-- START Data --
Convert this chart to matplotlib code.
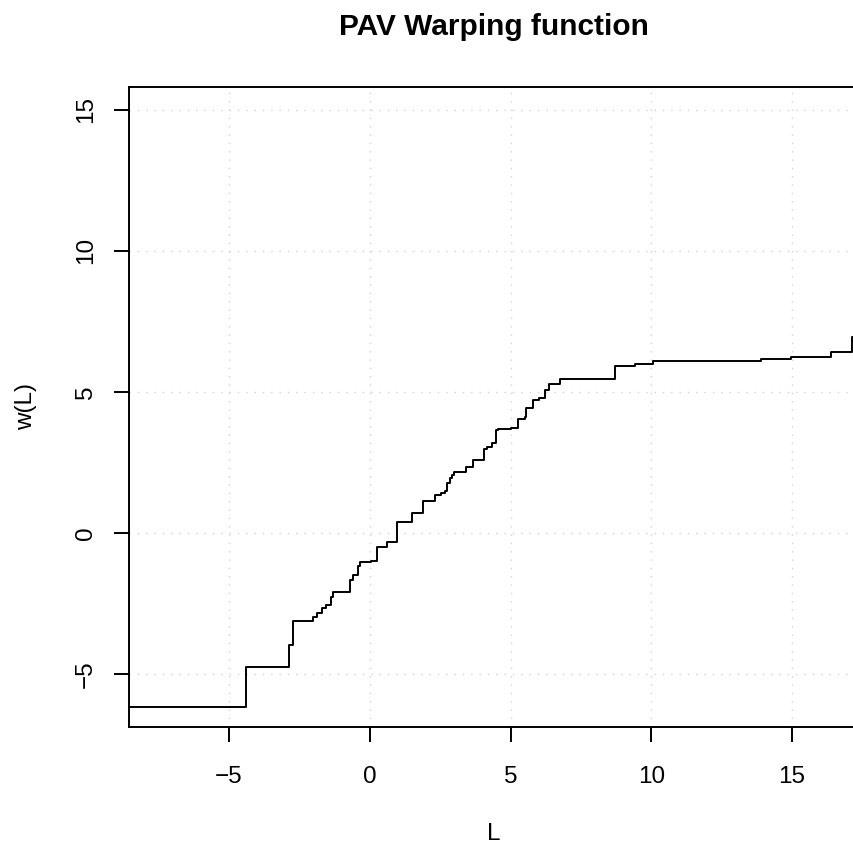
import matplotlib
matplotlib.use("Agg")
import matplotlib.pyplot as plt

plt.rcParams['font.family'] = ['Liberation Sans', 'DejaVu Sans']

# step start points (L) and warped values w(L)
step_x = [-9.0, -4.40, -2.86, -2.72, -2.00, -1.89, -1.70, -1.54, -1.38, -1.32,
          -0.69, -0.58, -0.40, -0.34, 0.06, 0.27, 0.60, 0.96, 1.51, 1.89,
          2.30, 2.52, 2.66, 2.76, 2.85, 2.92, 3.00, 3.43, 3.66, 4.05,
          4.15, 4.34, 4.47, 4.55, 5.02, 5.26, 5.50, 5.56, 5.80, 6.00,
          6.22, 6.36, 6.75, 8.72, 9.43, 10.06, 13.89, 14.95, 16.38, 17.14, 18.0]
step_y = [-6.16, -4.74, -3.97, -3.12, -2.99, -2.83, -2.66, -2.56, -2.26, -2.10,
          -1.67, -1.49, -1.19, -1.04, -0.98, -0.49, -0.31, 0.37, 0.70, 1.12,
          1.35, 1.43, 1.49, 1.76, 1.94, 2.05, 2.17, 2.32, 2.59, 2.97,
          3.04, 3.20, 3.65, 3.69, 3.73, 4.04, 4.10, 4.44, 4.72, 4.78,
          5.05, 5.27, 5.47, 5.93, 5.99, 6.09, 6.16, 6.23, 6.43, 6.94, 6.94]

x_ticks = [-5, 0, 5, 10, 15]
y_ticks = [-5, 0, 5, 10, 15]

W, H = 854, 849
fig = plt.figure(figsize=(W / 100, H / 100), dpi=100)
ax = fig.add_axes([129 / W, (H - 726.7) / H, (858 - 129) / W, (726.7 - 86.7) / H])

ax.step(step_x, step_y, where='post', color='black', lw=1.4)

ax.set_xlim(-8.55, 17.34)
ax.set_ylim(-6.87, 15.82)
ax.set_xticks(x_ticks)
ax.set_yticks(y_ticks)
ax.set_xticklabels(['\u22125', '0', '5', '10', '15'])
ax.set_yticklabels(['\u22125', '0', '5', '10', '15'], rotation=90, va='center')
ax.grid(True, color='#D3D3D3', linestyle=(0, (1, 5)), lw=1)
ax.set_axisbelow(True)

for s in ax.spines.values():
    s.set_linewidth(1.4)
ax.tick_params(direction='out', length=11, width=1.4, labelsize=17.5, pad=17)
ax.tick_params(axis='y', pad=12)

fig.text(494 / W, 1 - 27 / H, 'PAV Warping function', ha='center', va='center',
         fontsize=21.5, fontweight='bold')
fig.text(494 / W, 1 - 834 / H, 'L', ha='center', va='center', fontsize=17.5)
fig.text(26 / W, 1 - 406 / H, 'w(L)', ha='center', va='center', fontsize=17.5, rotation=90)

fig.savefig('out.png', dpi=100)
-- END Data --
Set exercise :: Scan the listing above. Collect all lines with the word "matplotlib".

Solution to this task ::
Convert this chart to matplotlib code.
import matplotlib
matplotlib.use("Agg")
import matplotlib.pyplot as plt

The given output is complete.